I have just finished reading the OECD’s report on the the economic consequences of Brexit (see http://goo.gl/mezune). It’s a damning piece of work for anyone who believes Brexit won’t damage the economy or who follows the line ‘well, we can just negotiate our own trade deals can’t we?’ Not surprisingly, it chimes in closely with what the head of the World Trade Organisation (WTO) has said about the difficulties of the UK trying to ‘go it alone’ in seeking new trade agreements (see https://goo.gl/YfW21F).

The OCED report also provides a useful summary of other studies done (see Table 5, p36 of the OECD Report). All show big negative effects of Brexit – larger for the UK, but significant also for the remaining EU members.

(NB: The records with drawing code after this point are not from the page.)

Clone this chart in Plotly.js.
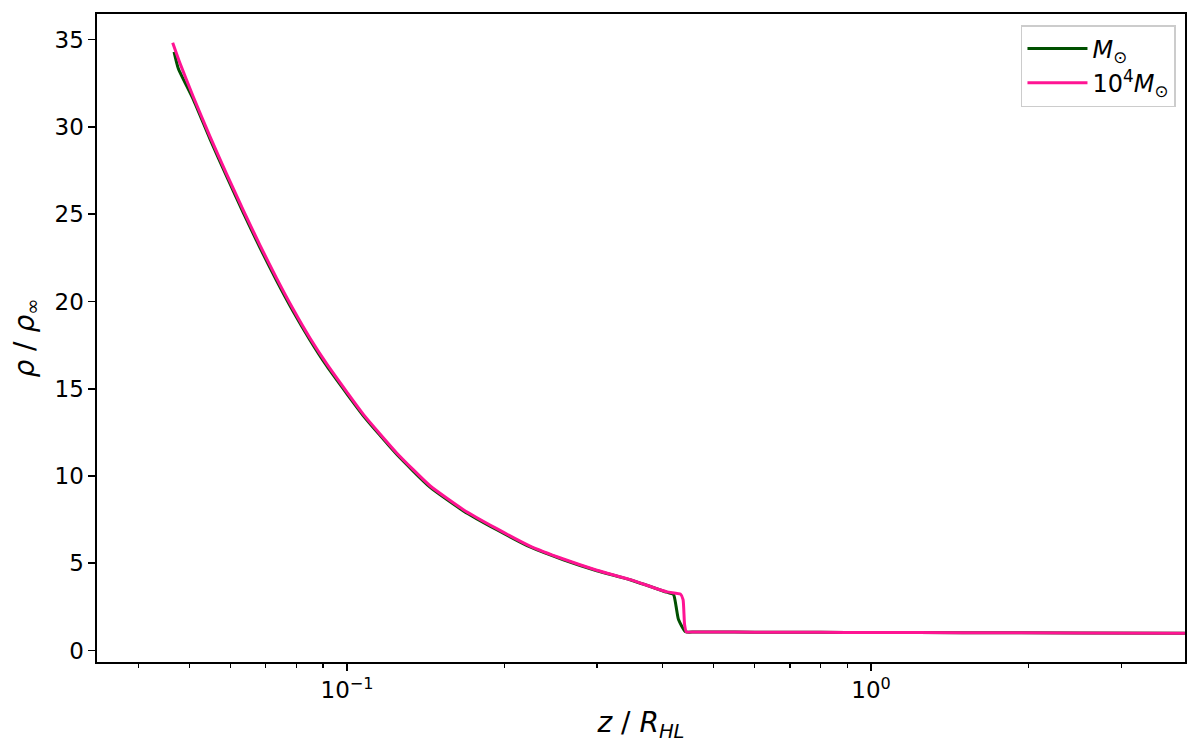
<!DOCTYPE html>
<html>
<head>
<meta charset="utf-8">
<script src="https://cdn.plot.ly/plotly-3.0.1.min.js"></script>
<style>
  html, body { margin: 0; padding: 0; background: #fff; }
  #plot { width: 1200px; height: 752px; }
</style>
</head>
<body>
<div id="plot"></div>
<script>
// density profile along the axis
var zSun = [0.04676, 0.04764, 0.05088, 0.05477, 0.05892, 0.0634, 0.06823, 0.0734, 0.07894, 0.085,
    0.09147, 0.09986, 0.10742, 0.12437, 0.14397, 0.16672, 0.19306, 0.22346, 0.25866, 0.29962,
    0.34674, 0.40745, 0.4197, 0.4244, 0.429, 0.4426, 0.46, 0.5, 0.6, 0.8, 1.0, 1.5, 2.5, 3.97];
var rhoSun = [34.30, 33.35, 31.58, 29.30, 27.16, 25.08, 23.07, 21.18, 19.42, 17.78,
    16.30, 14.72, 13.45, 11.24, 9.36, 8.00, 6.92, 5.93, 5.20, 4.57,
    4.05, 3.34, 3.21, 2.54, 1.77, 1.07, 1.06, 1.06, 1.05, 1.04, 1.03, 1.02, 1.00, 0.99];

var zBig = [0.04648, 0.048, 0.05088, 0.05477, 0.05892, 0.0634, 0.06823, 0.0734, 0.07894, 0.085,
    0.09147, 0.09986, 0.10742, 0.12437, 0.14397, 0.16672, 0.19306, 0.22346, 0.25866, 0.29962,
    0.34674, 0.40745, 0.4328, 0.4377, 0.4406, 0.4441, 0.46, 0.5, 0.6, 0.8, 1.0, 1.5, 2.5, 3.97];
var rhoBig = [34.82, 33.64, 31.73, 29.44, 27.30, 25.22, 23.21, 21.32, 19.55, 17.89,
    16.42, 14.82, 13.53, 11.32, 9.44, 8.07, 6.98, 5.98, 5.24, 4.60,
    4.06, 3.36, 3.23, 2.92, 1.49, 1.07, 1.06, 1.06, 1.05, 1.04, 1.03, 1.02, 1.00, 0.99];

var xMajor = [0.1, 1];
var xMajorText = ["10<sup>\u22121</sup>", "10<sup>0</sup>"];
var xMinor = [0.04, 0.05, 0.06, 0.07, 0.08, 0.09, 0.2, 0.3, 0.4, 0.5, 0.6, 0.7, 0.8, 0.9, 2, 3, 4];
var yTicks = [0, 5, 10, 15, 20, 25, 30, 35];

var trace1 = {
    x: zSun,
    y: rhoSun,
    name: "<i>M</i><sub>\u2299</sub>",
    type: "scatter",
    mode: "lines",
    line: {color: "#005000", width: 3, shape: "spline", smoothing: 0.5}
};

var trace2 = {
    x: zBig,
    y: rhoBig,
    name: "10<sup>4</sup><i>M</i><sub>\u2299</sub>",
    type: "scatter",
    mode: "lines",
    line: {color: "#ff1493", width: 3, shape: "spline", smoothing: 0.5}
};

var layout = {
    width: 1200,
    height: 752,
    margin: {l: 97, r: 15, t: 14, b: 89.5},
    paper_bgcolor: "#fff",
    plot_bgcolor: "#fff",
    font: {family: "DejaVu Sans, sans-serif", size: 23, color: "#000"},
    showlegend: true,
    legend: {
        x: 0.9917, xanchor: "right",
        y: 0.983, yanchor: "top",
        bgcolor: "rgba(255,255,255,0.8)",
        bordercolor: "#cccccc",
        borderwidth: 1.5,
        itemwidth: 60,
        font: {size: 24}
    },
    xaxis: {
        type: "log",
        range: [Math.log10(0.03333), Math.log10(3.972)],
        tickmode: "array",
        tickvals: xMajor,
        ticktext: xMajorText,
        ticks: "outside",
        ticklen: 7,
        tickwidth: 1.6,
        tickcolor: "#000",
        minor: {tickmode: "array", tickvals: xMinor, ticks: "outside", ticklen: 4, tickwidth: 1.2, tickcolor: "#000", showgrid: false},
        showgrid: false,
        zeroline: false,
        showline: true,
        mirror: true,
        linecolor: "#000",
        linewidth: 1.6,
        title: {text: "<i>z</i> / <i>R</i><sub><i>HL</i></sub>", standoff: 10}
    },
    yaxis: {
        range: [-0.66, 36.47],
        tickmode: "array",
        tickvals: yTicks,
        ticks: "outside",
        ticklen: 7,
        tickwidth: 1.6,
        tickcolor: "#000",
        showgrid: false,
        zeroline: false,
        showline: true,
        mirror: true,
        linecolor: "#000",
        linewidth: 1.6,
        title: {text: "<i>\u03c1</i> / <i>\u03c1</i><sub>\u221e</sub>", standoff: 12}
    }
};

Plotly.newPlot("plot", [trace1, trace2], layout, {displayModeBar: false, staticPlot: true});
</script>
</body>
</html>
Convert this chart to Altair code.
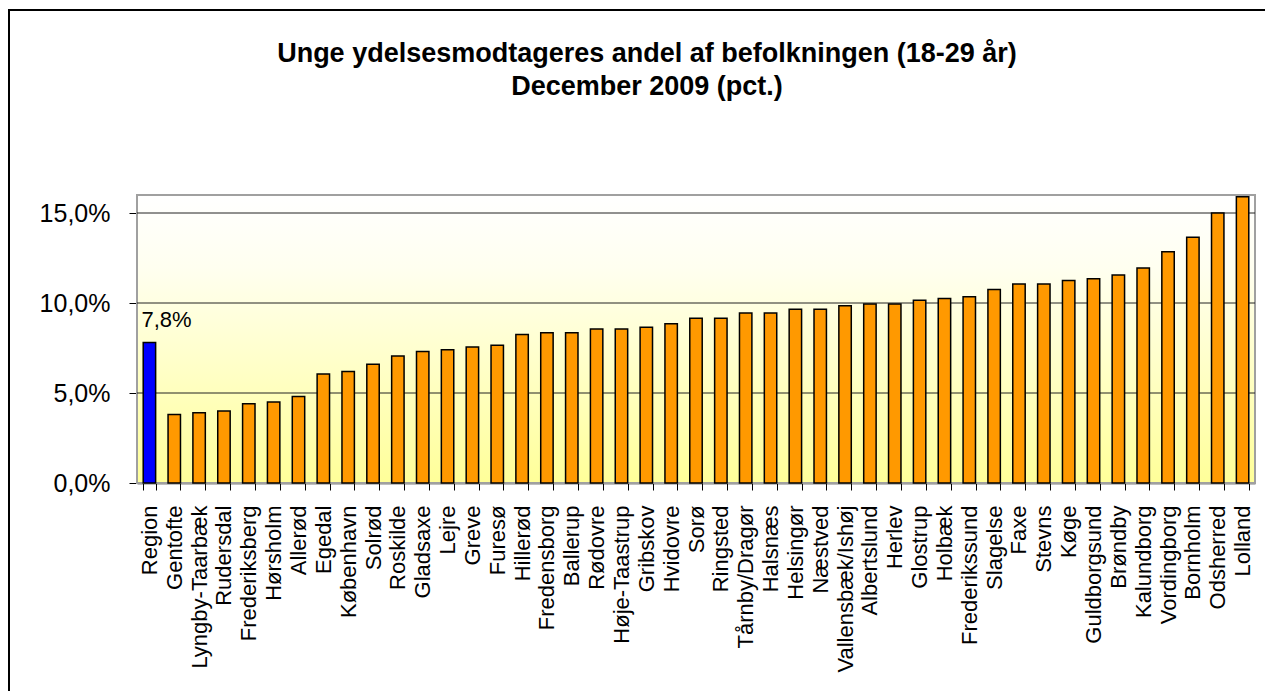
import altair as alt
import pandas as pd

names = ["Region", "Gentofte", "Lyngby-Taarbæk", "Rudersdal", "Frederiksberg", "Hørsholm",
         "Allerød", "Egedal", "København", "Solrød", "Roskilde", "Gladsaxe", "Lejre", "Greve",
         "Furesø", "Hillerød", "Fredensborg", "Ballerup", "Rødovre", "Høje-Taastrup", "Gribskov",
         "Hvidovre", "Sorø", "Ringsted", "Tårnby/Dragør", "Halsnæs", "Helsingør", "Næstved",
         "Vallensbæk/Ishøj", "Albertslund", "Herlev", "Glostrup", "Holbæk", "Frederikssund",
         "Slagelse", "Faxe", "Stevns", "Køge", "Guldborgsund", "Brøndby", "Kalundborg",
         "Vordingborg", "Bornholm", "Odsherred", "Lolland"]
values = [7.8, 3.8, 3.9, 4.0, 4.4, 4.5,
          4.8, 6.05, 6.2, 6.6, 7.05, 7.3, 7.4, 7.55,
          7.65, 8.25, 8.35, 8.35, 8.55, 8.55, 8.65,
          8.85, 9.15, 9.15, 9.45, 9.45, 9.65, 9.65,
          9.85, 9.95, 9.95, 10.15, 10.25, 10.35,
          10.75, 11.05, 11.05, 11.25, 11.35, 11.55, 11.95,
          12.85, 13.65, 15.0, 15.9]
kinds = ["Region"] + ["Kommune"] * (len(names) - 1)
grid_values = [5, 10, 15]
y_ticks = [0, 5, 10, 15]
title_line1 = "Unge ydelsesmodtageres andel af befolkningen (18-29 år)"
title_line2 = "December 2009 (pct.)"

df = pd.DataFrame({"navn": names, "andel": values, "type": kinds})

W, H = 1118, 288
FONT = "Liberation Sans"

x_enc = alt.X("navn:N", sort=names, title=None,
              scale=alt.Scale(paddingInner=0.5, paddingOuter=0.25))
y_enc = alt.Y("andel:Q", title=None, scale=alt.Scale(domain=[0, 16], nice=False),
              axis=alt.Axis(values=y_ticks,
                            labelExpr="replace(format(datum.value, '.1f'), '.', ',') + '%'"))

one = pd.DataFrame({"d": [0]})

bg = alt.Chart(one).mark_rect(
    fill=alt.LinearGradient(
        gradient="linear", x1=0, x2=0, y1=0, y2=1,
        stops=[alt.GradientStop(color="#FFFFFF", offset=0),
               alt.GradientStop(color="#FFFFF0", offset=0.25),
               alt.GradientStop(color="#FFFF99", offset=1)]),
    stroke="#A0A0A0", strokeWidth=2,
).encode(x=alt.value(0), x2=alt.value(W), y=alt.value(0), y2=alt.value(H))

grid = alt.Chart(pd.DataFrame({"andel": grid_values})).mark_rule(
    color="#222222", strokeWidth=1
).encode(y=y_enc)

bars = alt.Chart(df).mark_bar(stroke="black", strokeWidth=1.5).encode(
    x=x_enc, y=y_enc,
    color=alt.Color("type:N", scale=alt.Scale(domain=["Region", "Kommune"],
                                              range=["#0000FF", "#FF9900"]), legend=None),
)

label = alt.Chart(df).transform_filter("datum.type == 'Region'").transform_calculate(
    lbl="replace(format(datum.andel, '.1f'), '.', ',') + '%'"
).mark_text(align="left", baseline="bottom", dx=-8, dy=-11, fontSize=22, font=FONT,
            color="black").encode(x=x_enc, y=y_enc, text="lbl:N")

t1 = alt.Chart(pd.DataFrame({"t": [title_line1]})).mark_text(
    align="center", baseline="alphabetic", fontSize=27, fontWeight="bold", font=FONT,
    color="black").encode(x=alt.value(510), y=alt.value(-133), text="t:N")
t2 = alt.Chart(pd.DataFrame({"t": [title_line2]})).mark_text(
    align="center", baseline="alphabetic", fontSize=27, fontWeight="bold", font=FONT,
    color="black").encode(x=alt.value(510), y=alt.value(-100), text="t:N")

frame_top = alt.Chart(one).mark_rule(color="black", strokeWidth=2).encode(
    x=alt.value(-129), x2=alt.value(W + 10), y=alt.value(-185))
frame_left = alt.Chart(one).mark_rule(color="black", strokeWidth=2).encode(
    x=alt.value(-128), y=alt.value(-185), y2=alt.value(H + 208))

chart = alt.layer(bg, grid, bars, label, t1, t2, frame_top, frame_left).properties(
    width=W, height=H,
    autosize=alt.AutoSizeParams(type="none"),
    padding={"left": 129, "top": 187, "right": 10, "bottom": 208},
).configure_view(stroke=None).configure(background="white").configure_axis(
    grid=False, zindex=1, domainColor="black", domainWidth=1.5, tickColor="black",
    labelColor="black", labelFont=FONT,
).configure_axisX(
    labelAngle=-90, labelAlign="right", labelBaseline="middle", labelFontSize=22,
    labelPadding=15, tickSize=7, tickBand="extent", labelLimit=400,
).configure_axisY(
    labelFontSize=25, labelPadding=19, tickSize=8,
)

chart.save("out.html", embed_options={"renderer": "svg", "actions": False})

A key Brexit argument against these studies seems to be that they are just produced by an ‘elite’ group of economists who failed to forecast our last recession. In fact, the main institutions weighing in against Brexit – the IMF, the OECD, the WTO – are the bodies set up after 1945 to ensure we never had to endure again the ‘began my neighbour’ trade wars and competitive devaluations of the 1930s. They have played a major role, whatever their mistakes, in creating the postwar prosperity many of us enjoy.

A more reasoned challenge would be to say that aggregate figures can hide important distributional impacts. If we vote to remain, as I hope, we need to look more carefully at this, and the impact of net EU migration on specific communities. If there are gains from remaining in the EU, the gainers can afford to compensate the losers, and should so so.

So to return to the title – have we any economists left who favour Brexit?